Dizzy, you were our best cat. (I know, that's not saying much, as all of our other cats have serious mental problems, but I really mean it.) I never saw you bite or scratch. Even when the girls were trying to pull your ears off of your head, you just sat there and took it.

However, adorable and sweet, you were also a little shit. There was apparently nothing more pointless to you than reading. You were known to run across the room just to jump through my newspaper. The love bites you gave to The Man on his head when he had just washed his hair were absolutely hilarious (to me). And, every so often, you loved to fly down from whatever perch you were on to briefly whale on one of the other cats, who was just happening to walk by. (Completely hysterical to the human watchers; not so much to the little kitty victims. "Dum dum dum, dum dum dum, where's the kibble, dum dum HEY, GET OFF ME! WHAT ARE YOU DOING? AIIEEE!!)

You liked the rough stuff, didn't you, you little petting whore? Couldn't get enough. Twenty solid whacks on the backside in fast repetition was the path to total heaven for you. Nut case. And you just. wouldn't. leave. "Pet me, pet me, PET ME MOOOORE. I'm not DOOOONE."

Sigh.

I'm going to miss you, baby. You'll be immortalized in a posting whenever I can find me a working scanner.

Hug your people and pets, y'all. Take some pictures. Ain't nothing permanent.

To bed with the puffy eyes,
Mags

6 comments:

Karla May said...

Oh SHIT!! I am so damn sorry, Mags. I cried reading your post because I can SO relate.

I'm telling you, get "Cat Heaven" off of amazon to read to the littlest. And for yourself. It's not religious or preachy, just really, really sweet.

We'll do a couples skate in honor of yours and mine this New Year's Eve...

Joy Bugaloo said...

I am SO SORRY to hear of the loss of your old friend. I lost my nearly 16-year-old cocker spaniel right after Thanksgiving, and I'm still a mess over it. So I completely understand your feelings.
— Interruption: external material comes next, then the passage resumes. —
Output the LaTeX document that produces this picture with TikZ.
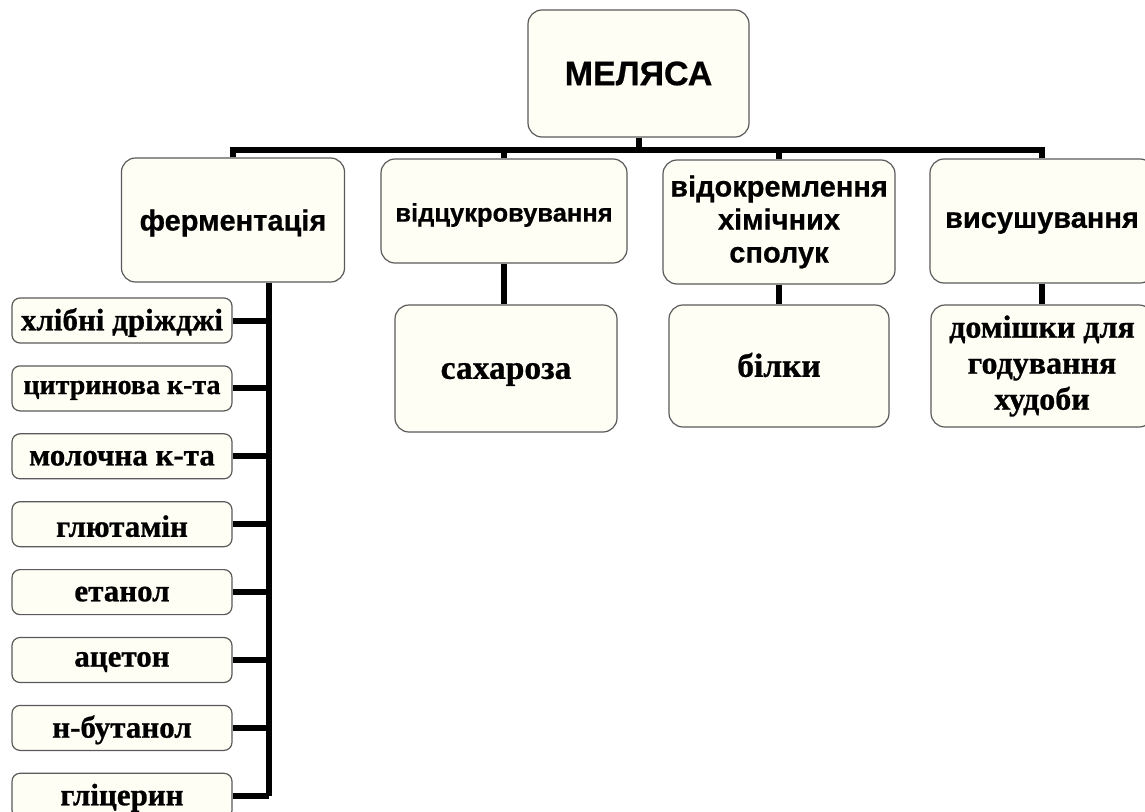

But she had a long life and was obviously very loved. And now, she's free of suffering. Keep that in mind--it really helped me.
--Gina

Anonymous said...

My heart is so broken... Dizzy... I'm a very sad aunt right now. I'll miss the little sweet heart. It just seems like yesterday when she and Charlie were little kittens sleeping in Lee's dirty clothes on Chicon Street. She truly was a great kitty. I'm so sorry to hear of your loss. MichV

Badger said...

Aw, dude. I'm sorry. That is just not fair.

Bookhart said...

So sorry.

Anonymous said...

Our hearts go out to you for your loss. This past April we had to put down Sila, our beloved friend of over 15 years.

Time heals and memories support. Hang in there!